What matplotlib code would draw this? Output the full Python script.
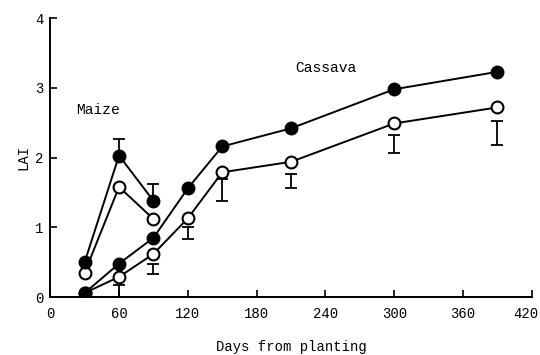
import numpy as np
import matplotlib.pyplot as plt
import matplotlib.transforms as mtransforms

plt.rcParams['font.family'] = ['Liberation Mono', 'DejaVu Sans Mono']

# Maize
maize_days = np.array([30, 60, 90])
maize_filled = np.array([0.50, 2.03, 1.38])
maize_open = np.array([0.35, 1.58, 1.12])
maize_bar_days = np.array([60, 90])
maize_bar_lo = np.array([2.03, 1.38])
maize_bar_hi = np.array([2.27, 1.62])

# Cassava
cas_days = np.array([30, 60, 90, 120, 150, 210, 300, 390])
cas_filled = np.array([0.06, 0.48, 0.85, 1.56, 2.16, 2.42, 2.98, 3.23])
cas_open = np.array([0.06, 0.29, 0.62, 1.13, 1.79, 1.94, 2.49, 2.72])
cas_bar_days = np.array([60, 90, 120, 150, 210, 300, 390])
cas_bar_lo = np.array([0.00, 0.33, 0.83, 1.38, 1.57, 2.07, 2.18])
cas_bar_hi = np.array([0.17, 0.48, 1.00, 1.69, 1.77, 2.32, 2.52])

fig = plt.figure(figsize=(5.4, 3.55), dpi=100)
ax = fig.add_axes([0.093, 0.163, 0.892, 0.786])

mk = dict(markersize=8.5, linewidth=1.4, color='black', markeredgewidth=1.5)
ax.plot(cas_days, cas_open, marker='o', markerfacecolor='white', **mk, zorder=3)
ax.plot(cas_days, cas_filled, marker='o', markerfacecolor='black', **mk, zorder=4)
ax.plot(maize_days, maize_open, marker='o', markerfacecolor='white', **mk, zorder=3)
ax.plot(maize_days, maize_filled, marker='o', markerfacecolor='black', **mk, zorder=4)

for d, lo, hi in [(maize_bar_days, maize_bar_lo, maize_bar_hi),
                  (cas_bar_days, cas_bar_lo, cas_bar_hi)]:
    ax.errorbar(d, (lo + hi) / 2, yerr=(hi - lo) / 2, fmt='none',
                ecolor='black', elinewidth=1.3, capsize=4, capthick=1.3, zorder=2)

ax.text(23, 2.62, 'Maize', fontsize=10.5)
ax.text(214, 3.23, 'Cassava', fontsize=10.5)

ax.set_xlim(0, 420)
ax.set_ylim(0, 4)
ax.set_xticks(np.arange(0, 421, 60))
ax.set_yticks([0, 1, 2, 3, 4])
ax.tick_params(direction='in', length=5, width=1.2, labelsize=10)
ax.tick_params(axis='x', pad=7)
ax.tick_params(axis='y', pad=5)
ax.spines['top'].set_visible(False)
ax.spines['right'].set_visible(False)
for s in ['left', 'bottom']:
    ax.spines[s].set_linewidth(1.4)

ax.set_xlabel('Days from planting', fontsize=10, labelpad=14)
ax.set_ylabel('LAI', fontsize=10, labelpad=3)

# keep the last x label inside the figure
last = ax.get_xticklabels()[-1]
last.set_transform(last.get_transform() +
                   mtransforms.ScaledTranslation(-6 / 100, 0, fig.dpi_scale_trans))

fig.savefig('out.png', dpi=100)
++++++++++++++++++++
## The problem
Write out an exact copy of the listing, first line through the line containing "ax.set_ylabel('LAI', fontsize=10, labelpad=3)", with the pictures left out.

## Answer for the task
What matplotlib code would draw this? Output the full Python script.
import numpy as np
import matplotlib.pyplot as plt
import matplotlib.transforms as mtransforms

plt.rcParams['font.family'] = ['Liberation Mono', 'DejaVu Sans Mono']

# Maize
maize_days = np.array([30, 60, 90])
maize_filled = np.array([0.50, 2.03, 1.38])
maize_open = np.array([0.35, 1.58, 1.12])
maize_bar_days = np.array([60, 90])
maize_bar_lo = np.array([2.03, 1.38])
maize_bar_hi = np.array([2.27, 1.62])

# Cassava
cas_days = np.array([30, 60, 90, 120, 150, 210, 300, 390])
cas_filled = np.array([0.06, 0.48, 0.85, 1.56, 2.16, 2.42, 2.98, 3.23])
cas_open = np.array([0.06, 0.29, 0.62, 1.13, 1.79, 1.94, 2.49, 2.72])
cas_bar_days = np.array([60, 90, 120, 150, 210, 300, 390])
cas_bar_lo = np.array([0.00, 0.33, 0.83, 1.38, 1.57, 2.07, 2.18])
cas_bar_hi = np.array([0.17, 0.48, 1.00, 1.69, 1.77, 2.32, 2.52])

fig = plt.figure(figsize=(5.4, 3.55), dpi=100)
ax = fig.add_axes([0.093, 0.163, 0.892, 0.786])

mk = dict(markersize=8.5, linewidth=1.4, color='black', markeredgewidth=1.5)
ax.plot(cas_days, cas_open, marker='o', markerfacecolor='white', **mk, zorder=3)
ax.plot(cas_days, cas_filled, marker='o', markerfacecolor='black', **mk, zorder=4)
ax.plot(maize_days, maize_open, marker='o', markerfacecolor='white', **mk, zorder=3)
ax.plot(maize_days, maize_filled, marker='o', markerfacecolor='black', **mk, zorder=4)

for d, lo, hi in [(maize_bar_days, maize_bar_lo, maize_bar_hi),
                  (cas_bar_days, cas_bar_lo, cas_bar_hi)]:
    ax.errorbar(d, (lo + hi) / 2, yerr=(hi - lo) / 2, fmt='none',
                ecolor='black', elinewidth=1.3, capsize=4, capthick=1.3, zorder=2)

ax.text(23, 2.62, 'Maize', fontsize=10.5)
ax.text(214, 3.23, 'Cassava', fontsize=10.5)

ax.set_xlim(0, 420)
ax.set_ylim(0, 4)
ax.set_xticks(np.arange(0, 421, 60))
ax.set_yticks([0, 1, 2, 3, 4])
ax.tick_params(direction='in', length=5, width=1.2, labelsize=10)
ax.tick_params(axis='x', pad=7)
ax.tick_params(axis='y', pad=5)
ax.spines['top'].set_visible(False)
ax.spines['right'].set_visible(False)
for s in ['left', 'bottom']:
    ax.spines[s].set_linewidth(1.4)

ax.set_xlabel('Days from planting', fontsize=10, labelpad=14)
ax.set_ylabel('LAI', fontsize=10, labelpad=3)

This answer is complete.